GIVEN PROBLEM - Leave out the pictures and reproduce all of the data exactly.

INFORMATION SUPPLIED -

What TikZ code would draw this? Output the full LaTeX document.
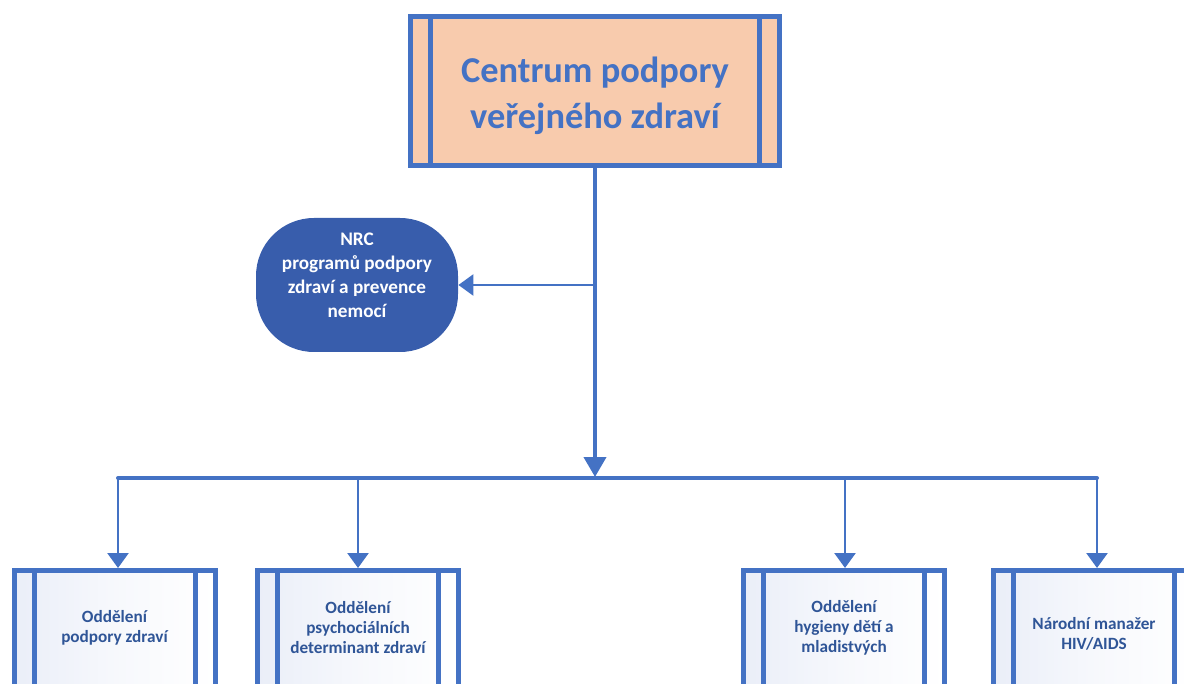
\documentclass[tikz,border=0pt]{standalone}
\usepackage{fontspec}
\setmainfont{Carlito}
\usetikzlibrary{arrows.meta,calc}
\definecolor{bord}{HTML}{4472C4}
\definecolor{peach}{HTML}{F8CBAD}
\definecolor{nrcfill}{RGB}{56,93,172}
\definecolor{dtext}{HTML}{2F5597}
\definecolor{lbfill}{RGB}{234,238,248}
\begin{document}
\begin{tikzpicture}[x=0.5pt,y=-0.5pt,
  procbox/.style={draw=bord, line width=2.5pt, rectangle, inner sep=0pt,
    path picture={\draw[bord,line width=2.5pt]
      ([xshift=10pt]path picture bounding box.south west) -- ([xshift=10pt]path picture bounding box.north west)
      ([xshift=-10pt]path picture bounding box.south east) -- ([xshift=-10pt]path picture bounding box.north east);}},
  lowbox/.style={procbox, anchor=north, minimum width=100.5pt, minimum height=120pt,
    left color=lbfill, right color=white, middle color=white!60!lbfill},
  btext/.style={align=center, text=dtext, font=\fontsize{8.6}{10}\selectfont\bfseries},
  mainarrow/.style={draw=bord, line width=2pt, -{Triangle[length=10pt,width=11pt]}},
  subarrow/.style={draw=bord, line width=1.3pt, -{Triangle[length=7.5pt,width=10.5pt]}},
  busline/.style={draw=bord, line width=2pt, line cap=round}
]
\useasboundingbox (0,0) rectangle (1184,684);
\clip (0,0) rectangle (1184,684);

% top box
\node[procbox, fill=peach, minimum width=184.5pt, minimum height=74.5pt] (top) at (595,91) {};
\node[align=center, text=bord, font=\fontsize{18.2}{23}\selectfont\bfseries] (topt) at (595,96)
      {Centrum podpory\\veřejného zdraví};

% NRC
\node[fill=nrcfill, rounded corners=29pt, minimum width=101pt, minimum height=67pt, inner sep=0pt] (nrc) at (357,285) {};
\node[align=center, text=white, font=\fontsize{9.6}{12}\selectfont\bfseries] (nrct) at (357,275)
      {NRC\\programů podpory\\zdraví a prevence\\nemocí};

% bottom boxes
\node[lowbox] (b1) at (114.5,568) {};
\node[lowbox] (b2) at (358,568) {};
\node[lowbox] (b3) at (844,568) {};
\node[lowbox] (b4) at (1094,568) {};
\node[btext] (b1t) at (114.5,628) {Oddělení\\podpory zdraví};
\node[btext] (b2t) at (358,628) {Oddělení\\psychociálních\\determinant zdraví};
\node[btext] (b3t) at (844,628) {Oddělení\\hygieny dětí a\\mladistvých};
\node[btext] (b4t) at (1094,634) {Národní manažer\\HIV/AIDS};

% connectors
\coordinate (hub) at (595,477);
\coordinate (tap) at (595,285);
\coordinate (j1) at (118,478);
\coordinate (j2) at (358,478);
\coordinate (j3) at (845,478);
\coordinate (j4) at (1097,478);

\draw[mainarrow] (top.south) -- (hub);
\draw[subarrow] (tap) -- (nrc.east);
\draw[busline] (j1) -- (j4);
\draw[subarrow] (j1) -- (j1 |- b1.north);
\draw[subarrow] (j2) -- (j2 |- b2.north);
\draw[subarrow] (j3) -- (j3 |- b3.north);
\draw[subarrow] (j4) -- (j4 |- b4.north);
\end{tikzpicture}
\end{document}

EXERCISE OUTPUT -
What TikZ code would draw this? Output the full LaTeX document.
\documentclass[tikz,border=0pt]{standalone}
\usepackage{fontspec}
\setmainfont{Carlito}
\usetikzlibrary{arrows.meta,calc}
\definecolor{bord}{HTML}{4472C4}
\definecolor{peach}{HTML}{F8CBAD}
\definecolor{nrcfill}{RGB}{56,93,172}
\definecolor{dtext}{HTML}{2F5597}
\definecolor{lbfill}{RGB}{234,238,248}
\begin{document}
\begin{tikzpicture}[x=0.5pt,y=-0.5pt,
  procbox/.style={draw=bord, line width=2.5pt, rectangle, inner sep=0pt,
    path picture={\draw[bord,line width=2.5pt]
      ([xshift=10pt]path picture bounding box.south west) -- ([xshift=10pt]path picture bounding box.north west)
      ([xshift=-10pt]path picture bounding box.south east) -- ([xshift=-10pt]path picture bounding box.north east);}},
  lowbox/.style={procbox, anchor=north, minimum width=100.5pt, minimum height=120pt,
    left color=lbfill, right color=white, middle color=white!60!lbfill},
  btext/.style={align=center, text=dtext, font=\fontsize{8.6}{10}\selectfont\bfseries},
  mainarrow/.style={draw=bord, line width=2pt, -{Triangle[length=10pt,width=11pt]}},
  subarrow/.style={draw=bord, line width=1.3pt, -{Triangle[length=7.5pt,width=10.5pt]}},
  busline/.style={draw=bord, line width=2pt, line cap=round}
]
\useasboundingbox (0,0) rectangle (1184,684);
\clip (0,0) rectangle (1184,684);

% top box
\node[procbox, fill=peach, minimum width=184.5pt, minimum height=74.5pt] (top) at (595,91) {};
\node[align=center, text=bord, font=\fontsize{18.2}{23}\selectfont\bfseries] (topt) at (595,96)
      {Centrum podpory\\veřejného zdraví};

% NRC
\node[fill=nrcfill, rounded corners=29pt, minimum width=101pt, minimum height=67pt, inner sep=0pt] (nrc) at (357,285) {};
\node[align=center, text=white, font=\fontsize{9.6}{12}\selectfont\bfseries] (nrct) at (357,275)
      {NRC\\programů podpory\\zdraví a prevence\\nemocí};

% bottom boxes
\node[lowbox] (b1) at (114.5,568) {};
\node[lowbox] (b2) at (358,568) {};
\node[lowbox] (b3) at (844,568) {};
\node[lowbox] (b4) at (1094,568) {};
\node[btext] (b1t) at (114.5,628) {Oddělení\\podpory zdraví};
\node[btext] (b2t) at (358,628) {Oddělení\\psychociálních\\determinant zdraví};
\node[btext] (b3t) at (844,628) {Oddělení\\hygieny dětí a\\mladistvých};
\node[btext] (b4t) at (1094,634) {Národní manažer\\HIV/AIDS};

% connectors
\coordinate (hub) at (595,477);
\coordinate (tap) at (595,285);
\coordinate (j1) at (118,478);
\coordinate (j2) at (358,478);
\coordinate (j3) at (845,478);
\coordinate (j4) at (1097,478);

\draw[mainarrow] (top.south) -- (hub);
\draw[subarrow] (tap) -- (nrc.east);
\draw[busline] (j1) -- (j4);
\draw[subarrow] (j1) -- (j1 |- b1.north);
\draw[subarrow] (j2) -- (j2 |- b2.north);
\draw[subarrow] (j3) -- (j3 |- b3.north);
\draw[subarrow] (j4) -- (j4 |- b4.north);
\end{tikzpicture}
\end{document}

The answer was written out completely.